Let's move on up to the federal level, where Congress slipped in another wacko chemical warfare project to valiantly fight drugs. The sponsors were Ohio's own Senator Mike DeWine and Florida Rep Bill McCollum, that nerdy Brylcreem head on the Judiciary Committee who looks like he'd plant a stem in your car and then sentence you to thirty years as Mike Tyson's cellmate. Anyway, the bill from these two Repubs authorized $23 million for the feds to develop a killer fungus. It's a soilborne "mycoherbicide" that aims to selectively kill marijuana, poppy, and coca plants, like some biohazard smart bomb.

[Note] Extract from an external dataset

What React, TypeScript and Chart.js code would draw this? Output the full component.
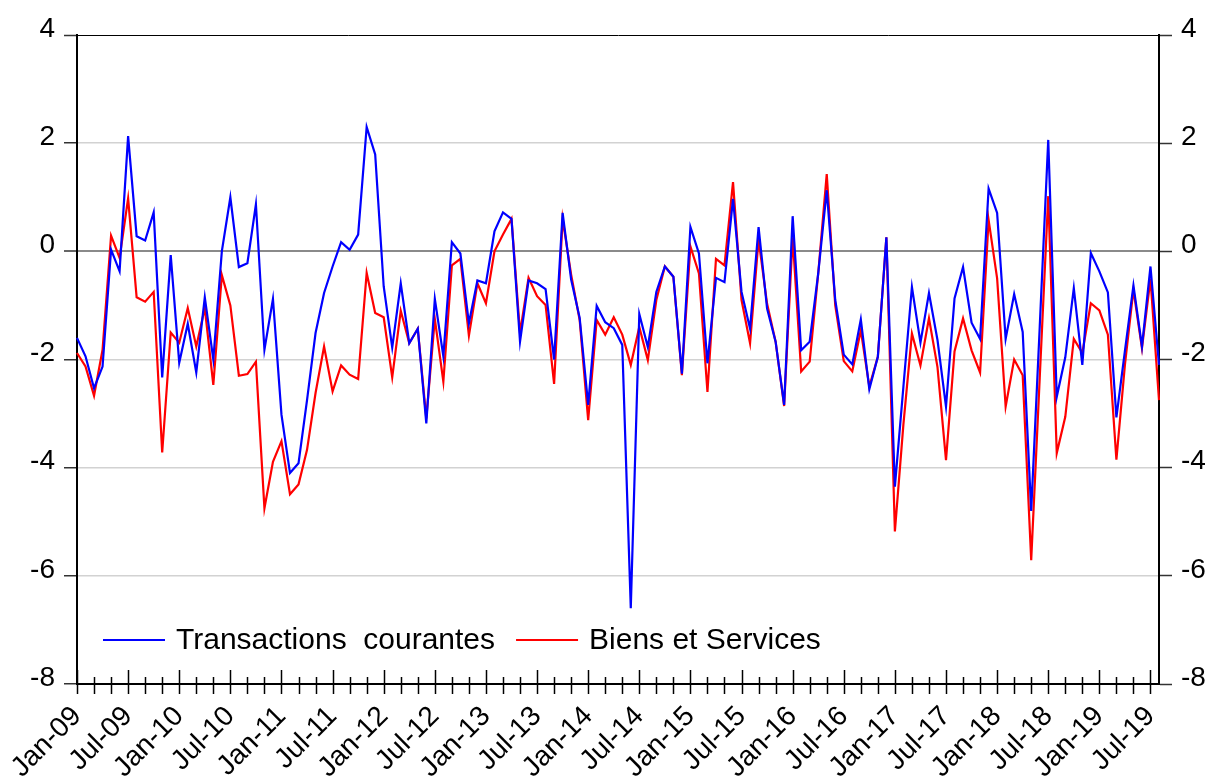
import { useEffect, useRef } from "react";
import { Chart, registerables } from "chart.js";

Chart.register(...registerables);

const MONTHS = ["Jan", "Feb", "Mar", "Apr", "May", "Jun", "Jul", "Aug", "Sep", "Oct", "Nov", "Dec"];
const YEARS = ["09", "10", "11", "12", "13", "14", "15", "16", "17", "18", "19"];
const N_OBS = 128; // Jan-09 .. Aug-19

const categories: string[] = [];
for (const y of YEARS) for (const m of MONTHS) categories.push(`${m}-${y}`);
categories.length = N_OBS;

const yTicks = [-8, -6, -4, -2, 0, 2, 4];

const transactionsCourantes = [
  -1.6, -1.94, -2.53, -2.13, 0.03, -0.37, 2.13, 0.28, 0.2, 0.72, -2.33, -0.07,
  -2.06, -1.34, -2.24, -0.85, -2.0, 0.0, 1.0, -0.29, -0.22, 0.87, -1.82, -0.88,
  -3.02, -4.1, -3.92, -2.75, -1.51, -0.77, -0.28, 0.17, 0.03, 0.31, 2.3, 1.79,
  -0.65, -1.78, -0.59, -1.7, -1.43, -3.18, -0.88, -1.94, 0.17, -0.04, -1.33, -0.54,
  -0.59, 0.37, 0.72, 0.6, -1.67, -0.54, -0.59, -0.7, -2.0, 0.71, -0.52, -1.23,
  -2.84, -1.01, -1.31, -1.42, -1.73, -6.6, -1.16, -1.77, -0.75, -0.28, -0.47, -2.26,
  0.45, -0.04, -2.07, -0.49, -0.57, 0.97, -0.75, -1.43, 0.45, -1.06, -1.67, -2.84,
  0.65, -1.83, -1.67, -0.41, 1.13, -0.9, -1.91, -2.09, -1.26, -2.55, -1.95, 0.26,
  -4.35, -2.5, -0.66, -1.69, -0.77, -1.64, -2.87, -0.87, -0.29, -1.32, -1.62, 1.16,
  0.71, -1.62, -0.79, -1.49, -4.8, -1.4, 2.06, -2.69, -1.96, -0.68, -2.1, -0.03,
  -0.37, -0.76, -3.07, -1.84, -0.63, -1.76, -0.28, -2.1,
];

const biensEtServices = [
  -1.88, -2.13, -2.67, -1.82, 0.29, -0.12, 0.98, -0.85, -0.93, -0.75, -3.72, -1.5,
  -1.69, -1.05, -1.76, -1.05, -2.47, -0.44, -1.0, -2.3, -2.27, -2.04, -4.75, -3.89,
  -3.51, -4.49, -4.31, -3.67, -2.62, -1.76, -2.59, -2.11, -2.28, -2.36, -0.4, -1.14,
  -1.22, -2.33, -1.1, -1.7, -1.43, -3.09, -1.25, -2.41, -0.26, -0.14, -1.56, -0.59,
  -0.96, 0.0, 0.31, 0.6, -1.51, -0.49, -0.83, -0.99, -2.45, 0.6, -0.43, -1.27,
  -3.12, -1.27, -1.54, -1.22, -1.54, -2.1, -1.4, -2.01, -0.9, -0.28, -0.47, -2.29,
  0.09, -0.41, -2.6, -0.14, -0.26, 1.28, -0.9, -1.7, 0.22, -0.97, -1.67, -2.86,
  0.26, -2.22, -2.04, -0.41, 1.43, -1.0, -2.03, -2.22, -1.46, -2.5, -1.95, 0.26,
  -5.18, -3.2, -1.52, -2.11, -1.24, -2.14, -3.86, -1.85, -1.24, -1.83, -2.24, 0.58,
  -0.5, -2.87, -2.0, -2.29, -5.71, -2.34, 1.02, -3.73, -3.06, -1.62, -1.88, -0.96,
  -1.09, -1.54, -3.85, -2.1, -0.71, -1.79, -0.51, -2.75,
];

const FONT = "'Liberation Sans', Arial, Helvetica, sans-serif";

const xTickPlugin = {
  id: "xCrossTicks",
  afterDraw(chart: any) {
    const xs = chart.scales.x;
    const { bottom } = chart.chartArea;
    const ctx = chart.ctx;
    ctx.save();
    ctx.strokeStyle = "#000";
    ctx.lineWidth = 1.5;
    for (let i = 0; i < categories.length; i += 2) {
      const px = Math.round(xs.getPixelForValue(i)) + 0.5;
      const major = i % 6 === 0;
      ctx.beginPath();
      ctx.moveTo(px, bottom - (major ? 14 : 7));
      ctx.lineTo(px, bottom + 10);
      ctx.stroke();
    }
    ctx.restore();
  },
};

const legendPlugin = {
  id: "insideLegend",
  afterDraw(chart: any) {
    const ctx = chart.ctx;
    const { left, bottom } = chart.chartArea;
    ctx.save();
    ctx.font = `30px ${FONT}`;
    ctx.textBaseline = "middle";
    ctx.textAlign = "left";
    let x = left + 26;
    const y = bottom - 44;
    chart.data.datasets.forEach((ds: any) => {
      ctx.strokeStyle = ds.borderColor;
      ctx.lineWidth = 2.2;
      ctx.beginPath();
      ctx.moveTo(x, y);
      ctx.lineTo(x + 62, y);
      ctx.stroke();
      x += 73;
      ctx.fillStyle = "#000";
      ctx.fillText(ds.label, x, y + 1);
      x += ctx.measureText(ds.label).width + 21;
    });
    ctx.restore();
  },
};

export default function App() {
  const canvasRef = useRef<HTMLCanvasElement | null>(null);

  useEffect(() => {
    if (!canvasRef.current) return;
    const gridColor = (c: any) => {
      const v = c.tick?.value;
      if (v === 0) return "#8a8a8a";
      if (v === 4) return "#000000";
      return "#d2d2d2";
    };
    const gridWidth = (c: any) => {
      const v = c.tick?.value;
      if (v === 0) return 2;
      if (v === 4) return 1;
      return 1.5;
    };
    const yTickOpts = {
      font: { family: FONT, size: 28 },
      color: "#000",
      padding: 9,
      labelOffset: -6,
      stepSize: 2,
      callback: (v: any) => (yTicks.includes(Number(v)) ? String(v) : ""),
    };
    const chart = new Chart(canvasRef.current, {
      type: "line",
      data: {
        labels: categories,
        datasets: [
          {
            label: "Transactions  courantes",
            data: transactionsCourantes,
            borderColor: "#0000ff",
            backgroundColor: "#0000ff",
            borderWidth: 2.2,
            pointRadius: 0,
            tension: 0,
            yAxisID: "y",
          },
          {
            label: "Biens et Services",
            data: biensEtServices,
            borderColor: "#ff0000",
            backgroundColor: "#ff0000",
            borderWidth: 2.2,
            pointRadius: 0,
            tension: 0,
            yAxisID: "y",
          },
        ],
      },
      options: {
        animation: false,
        responsive: false,
        maintainAspectRatio: false,
        layout: { padding: { top: 35, left: 0, right: 0, bottom: 0 } },
        plugins: {
          legend: { display: false },
          tooltip: { enabled: false },
        },
        scales: {
          x: {
            type: "category",
            offset: false,
            grid: { display: true, drawOnChartArea: false, drawTicks: false },
            border: { display: true, color: "#000", width: 2 },
            ticks: {
              autoSkip: false,
              minRotation: 45,
              maxRotation: 45,
              padding: 16,
              font: { family: FONT, size: 28 },
              color: "#000",
              callback: (_v: any, i: number) => (i % 6 === 0 ? categories[i] : ""),
            },
            afterFit: (s: any) => {
              s.height = 92;
              s.paddingLeft = 0;
              s.paddingRight = 0;
            },
          },
          y: {
            position: "left",
            min: -8,
            max: 4,
            grid: {
              color: gridColor,
              lineWidth: gridWidth,
              drawTicks: true,
              tickLength: 13,
              tickColor: "#333",
              tickWidth: 1.5,
            },
            border: { display: true, color: "#000", width: 2 },
            ticks: yTickOpts,
            afterFit: (s: any) => {
              s.width = 77;
            },
          },
          y2: {
            position: "right",
            min: -8,
            max: 4,
            grid: {
              drawOnChartArea: false,
              drawTicks: true,
              tickLength: 13,
              tickColor: "#333",
              tickWidth: 1.5,
            },
            border: { display: true, color: "#000", width: 2 },
            ticks: yTickOpts,
            afterFit: (s: any) => {
              s.width = 51;
            },
          },
        },
      },
      plugins: [xTickPlugin, legendPlugin],
    });
    return () => chart.destroy();
  }, []);

  return (
    <div style={{ position: "fixed", left: 0, top: 0, width: 1210, height: 776, background: "#fff" }}>
      <canvas ref={canvasRef} width={1210} height={776} style={{ width: 1210, height: 776, display: "block" }} />
    </div>
  );
}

Senator DeWine hails it as a "silver bullet" in the drug war. Hmm, the DEA budget is $17 billion, and we're getting a magic bullet for only $23 million? Sounds like another good government deal. But don't look for this taxpayer-funded fungus in a field near you. Hell, we won't risk trying it in our own country. The goal is to surreptitiously spread it in South America, which could bring some exotic new mutations to the tropical rainforest. The CIA should love this project. And hey, the Bolivians are sure to love having a foreign government sneak in and spread a fungus throughout their land. If terrorists start blowing up planes all over South America, you'll know it all began with a silver bullet.

Roll Them Bones
Yo, one mo' member of Bone Thugs-N-Harmony is on trial. Back in '97, the Grammy-winning Clevo rap group's Flesh-N-Bone and Wish Bone were in court on disorderly conduct charges. Now Bizzy Bone (a.k.a. Bryon McCane) is facing assault charges in Franklin County Municipal Court. It all started at the Hair Experts Barber School in Columbo, where the plaintiff works. He says Bizzy and his bodyguards came in and roughed him up last September, and now his back's a-hurtin'. Hmm, Mouth can't help wonder when some cat claims a back injury. Or, to quote Bizzy's attorney, "This guy's trying to find a payday." Well, in today's litigious world, it's worth a roll of the dice.

Merge and Purge
We've got encouraging political news to report! Mouth must burp up a salute to new Guv Bob Taft, who's taking one small step to downsize state government. Yep, he's merging the Bureau of Employment Services, which has 2,300 employees, and the Department of Human Services, which has 1,500. This merger should eliminate about 600 full-time, sit-on-your-ass state jobs. State Senator Bob Gardner of Lake County co-chaired the committee that recommended this move, so he merits a salutary belch, too. Now, if they'd just wipe out that Rule 52 liquor control law, we could probably eliminate a few hundred stripjoint "inspector" jobs in Battleship Betty's Pastie Patrol.